*Information supplied*:
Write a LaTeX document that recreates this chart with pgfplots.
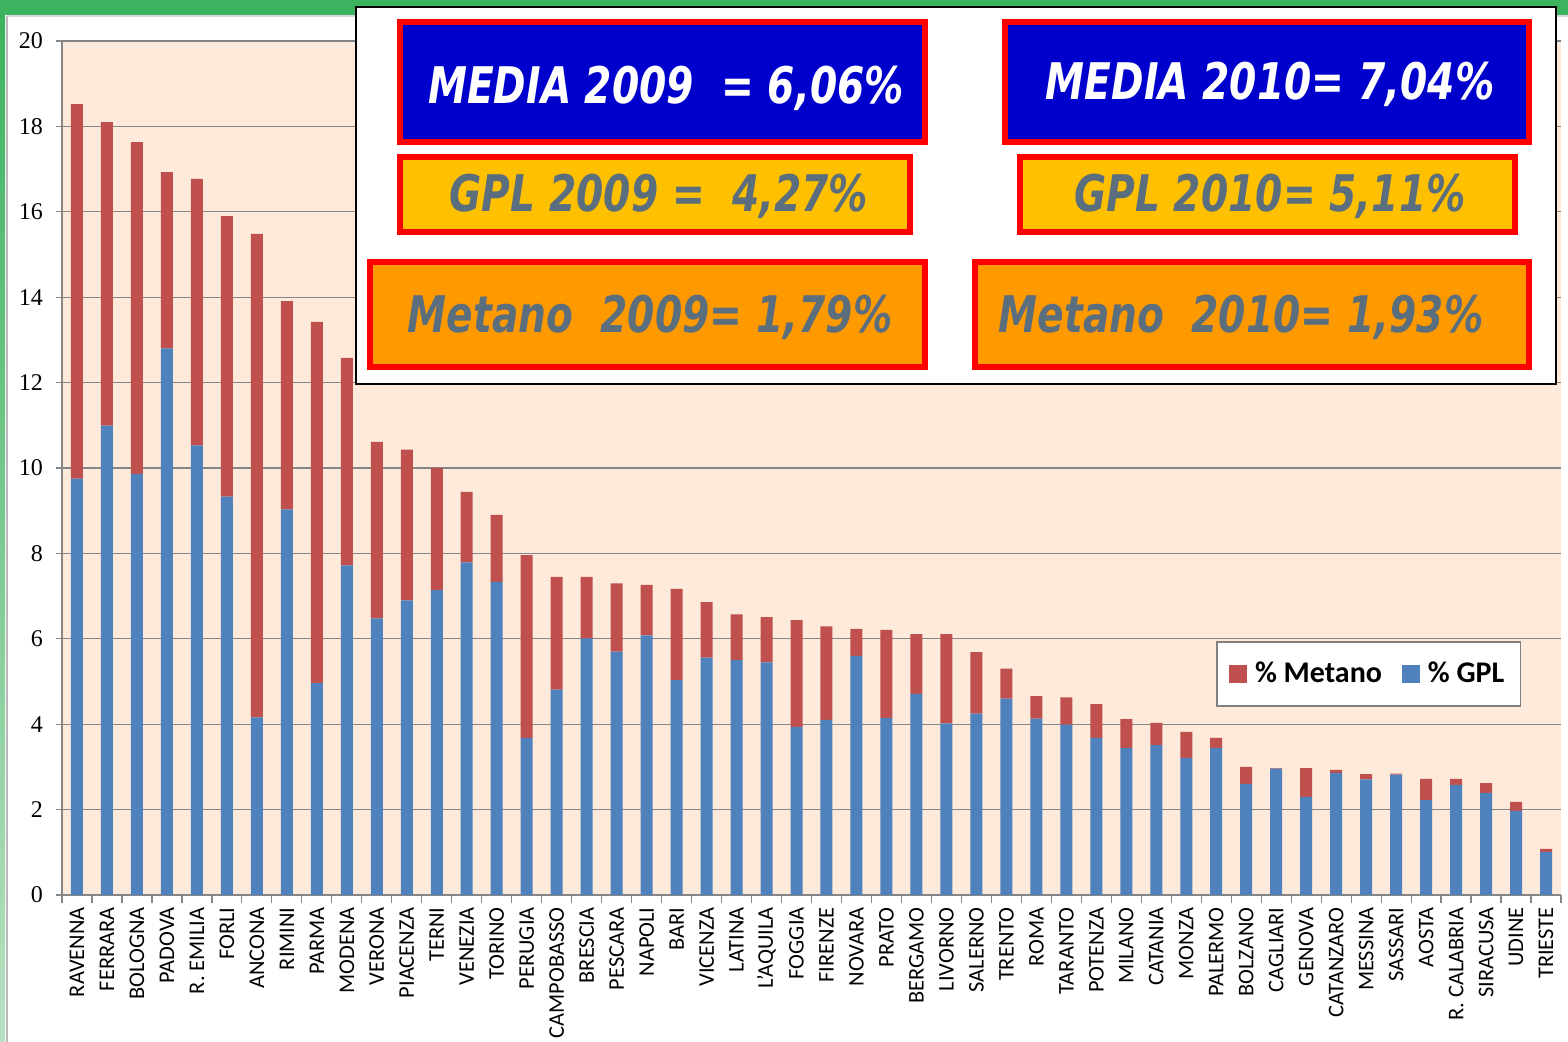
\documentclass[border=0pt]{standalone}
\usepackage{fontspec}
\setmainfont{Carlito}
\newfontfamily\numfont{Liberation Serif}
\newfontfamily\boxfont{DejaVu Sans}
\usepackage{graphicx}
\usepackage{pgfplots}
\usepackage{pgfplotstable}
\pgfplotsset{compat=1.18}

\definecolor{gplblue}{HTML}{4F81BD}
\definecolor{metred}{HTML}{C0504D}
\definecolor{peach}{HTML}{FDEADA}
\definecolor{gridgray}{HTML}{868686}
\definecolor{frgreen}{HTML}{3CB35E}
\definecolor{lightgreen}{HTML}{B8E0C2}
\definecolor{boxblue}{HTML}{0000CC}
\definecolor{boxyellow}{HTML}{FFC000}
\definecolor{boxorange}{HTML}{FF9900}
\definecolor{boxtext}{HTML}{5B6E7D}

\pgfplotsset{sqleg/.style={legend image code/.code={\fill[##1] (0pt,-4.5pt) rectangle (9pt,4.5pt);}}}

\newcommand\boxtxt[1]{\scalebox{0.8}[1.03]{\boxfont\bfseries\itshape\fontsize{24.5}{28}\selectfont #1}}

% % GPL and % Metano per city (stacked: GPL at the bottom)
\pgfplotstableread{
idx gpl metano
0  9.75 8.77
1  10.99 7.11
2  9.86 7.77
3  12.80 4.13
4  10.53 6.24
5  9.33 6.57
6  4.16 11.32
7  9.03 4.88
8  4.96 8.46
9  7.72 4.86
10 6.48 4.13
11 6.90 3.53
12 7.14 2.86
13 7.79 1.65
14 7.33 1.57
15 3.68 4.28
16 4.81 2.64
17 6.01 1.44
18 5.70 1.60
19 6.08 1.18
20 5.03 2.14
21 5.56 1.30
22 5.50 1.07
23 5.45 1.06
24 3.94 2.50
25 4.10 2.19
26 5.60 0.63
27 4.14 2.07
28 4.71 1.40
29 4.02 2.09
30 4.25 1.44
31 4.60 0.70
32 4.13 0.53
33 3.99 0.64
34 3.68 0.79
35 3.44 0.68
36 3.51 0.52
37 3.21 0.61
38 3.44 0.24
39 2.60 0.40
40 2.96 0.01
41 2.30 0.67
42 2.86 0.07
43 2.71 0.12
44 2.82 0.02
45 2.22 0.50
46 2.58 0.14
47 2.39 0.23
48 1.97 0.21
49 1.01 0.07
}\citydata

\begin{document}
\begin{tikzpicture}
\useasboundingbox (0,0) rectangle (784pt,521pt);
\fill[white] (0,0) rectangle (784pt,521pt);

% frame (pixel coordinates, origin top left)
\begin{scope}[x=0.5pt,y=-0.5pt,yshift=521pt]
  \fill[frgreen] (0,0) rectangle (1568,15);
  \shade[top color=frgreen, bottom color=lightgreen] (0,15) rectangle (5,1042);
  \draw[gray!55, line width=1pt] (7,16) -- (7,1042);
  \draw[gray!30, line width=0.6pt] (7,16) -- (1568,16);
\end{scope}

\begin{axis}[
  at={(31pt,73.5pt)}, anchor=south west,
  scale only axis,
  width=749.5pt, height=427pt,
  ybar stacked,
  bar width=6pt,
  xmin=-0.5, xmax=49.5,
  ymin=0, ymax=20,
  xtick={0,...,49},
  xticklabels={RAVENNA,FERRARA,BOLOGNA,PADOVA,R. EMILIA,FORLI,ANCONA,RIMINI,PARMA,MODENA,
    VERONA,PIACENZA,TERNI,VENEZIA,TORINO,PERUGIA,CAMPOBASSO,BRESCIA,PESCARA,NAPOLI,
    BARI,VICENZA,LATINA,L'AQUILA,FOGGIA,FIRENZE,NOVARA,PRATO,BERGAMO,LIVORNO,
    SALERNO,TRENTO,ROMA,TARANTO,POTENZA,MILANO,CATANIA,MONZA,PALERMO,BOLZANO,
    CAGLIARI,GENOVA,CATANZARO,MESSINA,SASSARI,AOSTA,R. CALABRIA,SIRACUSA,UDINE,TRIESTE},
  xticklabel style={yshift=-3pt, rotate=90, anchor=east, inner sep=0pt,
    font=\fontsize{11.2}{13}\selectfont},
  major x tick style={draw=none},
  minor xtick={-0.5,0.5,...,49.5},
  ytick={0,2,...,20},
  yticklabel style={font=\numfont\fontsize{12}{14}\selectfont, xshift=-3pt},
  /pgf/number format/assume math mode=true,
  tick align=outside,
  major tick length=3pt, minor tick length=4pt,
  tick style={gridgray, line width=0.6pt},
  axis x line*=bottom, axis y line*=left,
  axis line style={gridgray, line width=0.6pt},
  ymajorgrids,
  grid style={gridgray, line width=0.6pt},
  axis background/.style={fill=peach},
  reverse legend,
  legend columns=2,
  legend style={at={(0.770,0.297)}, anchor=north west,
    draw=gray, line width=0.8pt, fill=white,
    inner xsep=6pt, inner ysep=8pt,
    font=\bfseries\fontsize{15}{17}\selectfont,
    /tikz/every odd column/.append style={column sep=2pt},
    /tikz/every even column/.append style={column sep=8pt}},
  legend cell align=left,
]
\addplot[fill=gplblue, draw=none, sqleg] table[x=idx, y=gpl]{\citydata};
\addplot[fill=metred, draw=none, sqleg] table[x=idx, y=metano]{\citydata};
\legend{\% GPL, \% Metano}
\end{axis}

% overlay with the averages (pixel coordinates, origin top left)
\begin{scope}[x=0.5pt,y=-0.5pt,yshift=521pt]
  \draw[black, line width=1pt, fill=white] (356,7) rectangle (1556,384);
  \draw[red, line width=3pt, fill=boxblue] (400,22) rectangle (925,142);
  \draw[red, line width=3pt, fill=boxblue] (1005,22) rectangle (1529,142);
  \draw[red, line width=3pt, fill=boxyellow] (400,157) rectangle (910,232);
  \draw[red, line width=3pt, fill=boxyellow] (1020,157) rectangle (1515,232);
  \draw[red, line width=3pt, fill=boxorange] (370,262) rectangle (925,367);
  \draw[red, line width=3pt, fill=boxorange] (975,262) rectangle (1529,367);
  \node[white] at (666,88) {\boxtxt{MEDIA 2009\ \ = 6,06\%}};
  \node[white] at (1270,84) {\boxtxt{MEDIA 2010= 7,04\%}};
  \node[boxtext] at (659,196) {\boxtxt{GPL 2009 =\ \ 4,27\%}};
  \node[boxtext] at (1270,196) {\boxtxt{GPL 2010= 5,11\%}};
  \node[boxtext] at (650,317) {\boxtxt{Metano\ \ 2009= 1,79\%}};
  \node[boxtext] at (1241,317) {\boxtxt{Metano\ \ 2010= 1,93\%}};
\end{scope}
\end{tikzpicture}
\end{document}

*Exercise requirements*: Return each line from the material above exactly, but not the pictures.

*Worked answer*:
Write a LaTeX document that recreates this chart with pgfplots.
\documentclass[border=0pt]{standalone}
\usepackage{fontspec}
\setmainfont{Carlito}
\newfontfamily\numfont{Liberation Serif}
\newfontfamily\boxfont{DejaVu Sans}
\usepackage{graphicx}
\usepackage{pgfplots}
\usepackage{pgfplotstable}
\pgfplotsset{compat=1.18}

\definecolor{gplblue}{HTML}{4F81BD}
\definecolor{metred}{HTML}{C0504D}
\definecolor{peach}{HTML}{FDEADA}
\definecolor{gridgray}{HTML}{868686}
\definecolor{frgreen}{HTML}{3CB35E}
\definecolor{lightgreen}{HTML}{B8E0C2}
\definecolor{boxblue}{HTML}{0000CC}
\definecolor{boxyellow}{HTML}{FFC000}
\definecolor{boxorange}{HTML}{FF9900}
\definecolor{boxtext}{HTML}{5B6E7D}

\pgfplotsset{sqleg/.style={legend image code/.code={\fill[##1] (0pt,-4.5pt) rectangle (9pt,4.5pt);}}}

\newcommand\boxtxt[1]{\scalebox{0.8}[1.03]{\boxfont\bfseries\itshape\fontsize{24.5}{28}\selectfont #1}}

% % GPL and % Metano per city (stacked: GPL at the bottom)
\pgfplotstableread{
idx gpl metano
0  9.75 8.77
1  10.99 7.11
2  9.86 7.77
3  12.80 4.13
4  10.53 6.24
5  9.33 6.57
6  4.16 11.32
7  9.03 4.88
8  4.96 8.46
9  7.72 4.86
10 6.48 4.13
11 6.90 3.53
12 7.14 2.86
13 7.79 1.65
14 7.33 1.57
15 3.68 4.28
16 4.81 2.64
17 6.01 1.44
18 5.70 1.60
19 6.08 1.18
20 5.03 2.14
21 5.56 1.30
22 5.50 1.07
23 5.45 1.06
24 3.94 2.50
25 4.10 2.19
26 5.60 0.63
27 4.14 2.07
28 4.71 1.40
29 4.02 2.09
30 4.25 1.44
31 4.60 0.70
32 4.13 0.53
33 3.99 0.64
34 3.68 0.79
35 3.44 0.68
36 3.51 0.52
37 3.21 0.61
38 3.44 0.24
39 2.60 0.40
40 2.96 0.01
41 2.30 0.67
42 2.86 0.07
43 2.71 0.12
44 2.82 0.02
45 2.22 0.50
46 2.58 0.14
47 2.39 0.23
48 1.97 0.21
49 1.01 0.07
}\citydata

\begin{document}
\begin{tikzpicture}
\useasboundingbox (0,0) rectangle (784pt,521pt);
\fill[white] (0,0) rectangle (784pt,521pt);

% frame (pixel coordinates, origin top left)
\begin{scope}[x=0.5pt,y=-0.5pt,yshift=521pt]
  \fill[frgreen] (0,0) rectangle (1568,15);
  \shade[top color=frgreen, bottom color=lightgreen] (0,15) rectangle (5,1042);
  \draw[gray!55, line width=1pt] (7,16) -- (7,1042);
  \draw[gray!30, line width=0.6pt] (7,16) -- (1568,16);
\end{scope}

\begin{axis}[
  at={(31pt,73.5pt)}, anchor=south west,
  scale only axis,
  width=749.5pt, height=427pt,
  ybar stacked,
  bar width=6pt,
  xmin=-0.5, xmax=49.5,
  ymin=0, ymax=20,
  xtick={0,...,49},
  xticklabels={RAVENNA,FERRARA,BOLOGNA,PADOVA,R. EMILIA,FORLI,ANCONA,RIMINI,PARMA,MODENA,
    VERONA,PIACENZA,TERNI,VENEZIA,TORINO,PERUGIA,CAMPOBASSO,BRESCIA,PESCARA,NAPOLI,
    BARI,VICENZA,LATINA,L'AQUILA,FOGGIA,FIRENZE,NOVARA,PRATO,BERGAMO,LIVORNO,
    SALERNO,TRENTO,ROMA,TARANTO,POTENZA,MILANO,CATANIA,MONZA,PALERMO,BOLZANO,
    CAGLIARI,GENOVA,CATANZARO,MESSINA,SASSARI,AOSTA,R. CALABRIA,SIRACUSA,UDINE,TRIESTE},
  xticklabel style={yshift=-3pt, rotate=90, anchor=east, inner sep=0pt,
    font=\fontsize{11.2}{13}\selectfont},
  major x tick style={draw=none},
  minor xtick={-0.5,0.5,...,49.5},
  ytick={0,2,...,20},
  yticklabel style={font=\numfont\fontsize{12}{14}\selectfont, xshift=-3pt},
  /pgf/number format/assume math mode=true,
  tick align=outside,
  major tick length=3pt, minor tick length=4pt,
  tick style={gridgray, line width=0.6pt},
  axis x line*=bottom, axis y line*=left,
  axis line style={gridgray, line width=0.6pt},
  ymajorgrids,
  grid style={gridgray, line width=0.6pt},
  axis background/.style={fill=peach},
  reverse legend,
  legend columns=2,
  legend style={at={(0.770,0.297)}, anchor=north west,
    draw=gray, line width=0.8pt, fill=white,
    inner xsep=6pt, inner ysep=8pt,
    font=\bfseries\fontsize{15}{17}\selectfont,
    /tikz/every odd column/.append style={column sep=2pt},
    /tikz/every even column/.append style={column sep=8pt}},
  legend cell align=left,
]
\addplot[fill=gplblue, draw=none, sqleg] table[x=idx, y=gpl]{\citydata};
\addplot[fill=metred, draw=none, sqleg] table[x=idx, y=metano]{\citydata};
\legend{\% GPL, \% Metano}
\end{axis}

% overlay with the averages (pixel coordinates, origin top left)
\begin{scope}[x=0.5pt,y=-0.5pt,yshift=521pt]
  \draw[black, line width=1pt, fill=white] (356,7) rectangle (1556,384);
  \draw[red, line width=3pt, fill=boxblue] (400,22) rectangle (925,142);
  \draw[red, line width=3pt, fill=boxblue] (1005,22) rectangle (1529,142);
  \draw[red, line width=3pt, fill=boxyellow] (400,157) rectangle (910,232);
  \draw[red, line width=3pt, fill=boxyellow] (1020,157) rectangle (1515,232);
  \draw[red, line width=3pt, fill=boxorange] (370,262) rectangle (925,367);
  \draw[red, line width=3pt, fill=boxorange] (975,262) rectangle (1529,367);
  \node[white] at (666,88) {\boxtxt{MEDIA 2009\ \ = 6,06\%}};
  \node[white] at (1270,84) {\boxtxt{MEDIA 2010= 7,04\%}};
  \node[boxtext] at (659,196) {\boxtxt{GPL 2009 =\ \ 4,27\%}};
  \node[boxtext] at (1270,196) {\boxtxt{GPL 2010= 5,11\%}};
  \node[boxtext] at (650,317) {\boxtxt{Metano\ \ 2009= 1,79\%}};
  \node[boxtext] at (1241,317) {\boxtxt{Metano\ \ 2010= 1,93\%}};
\end{scope}
\end{tikzpicture}
\end{document}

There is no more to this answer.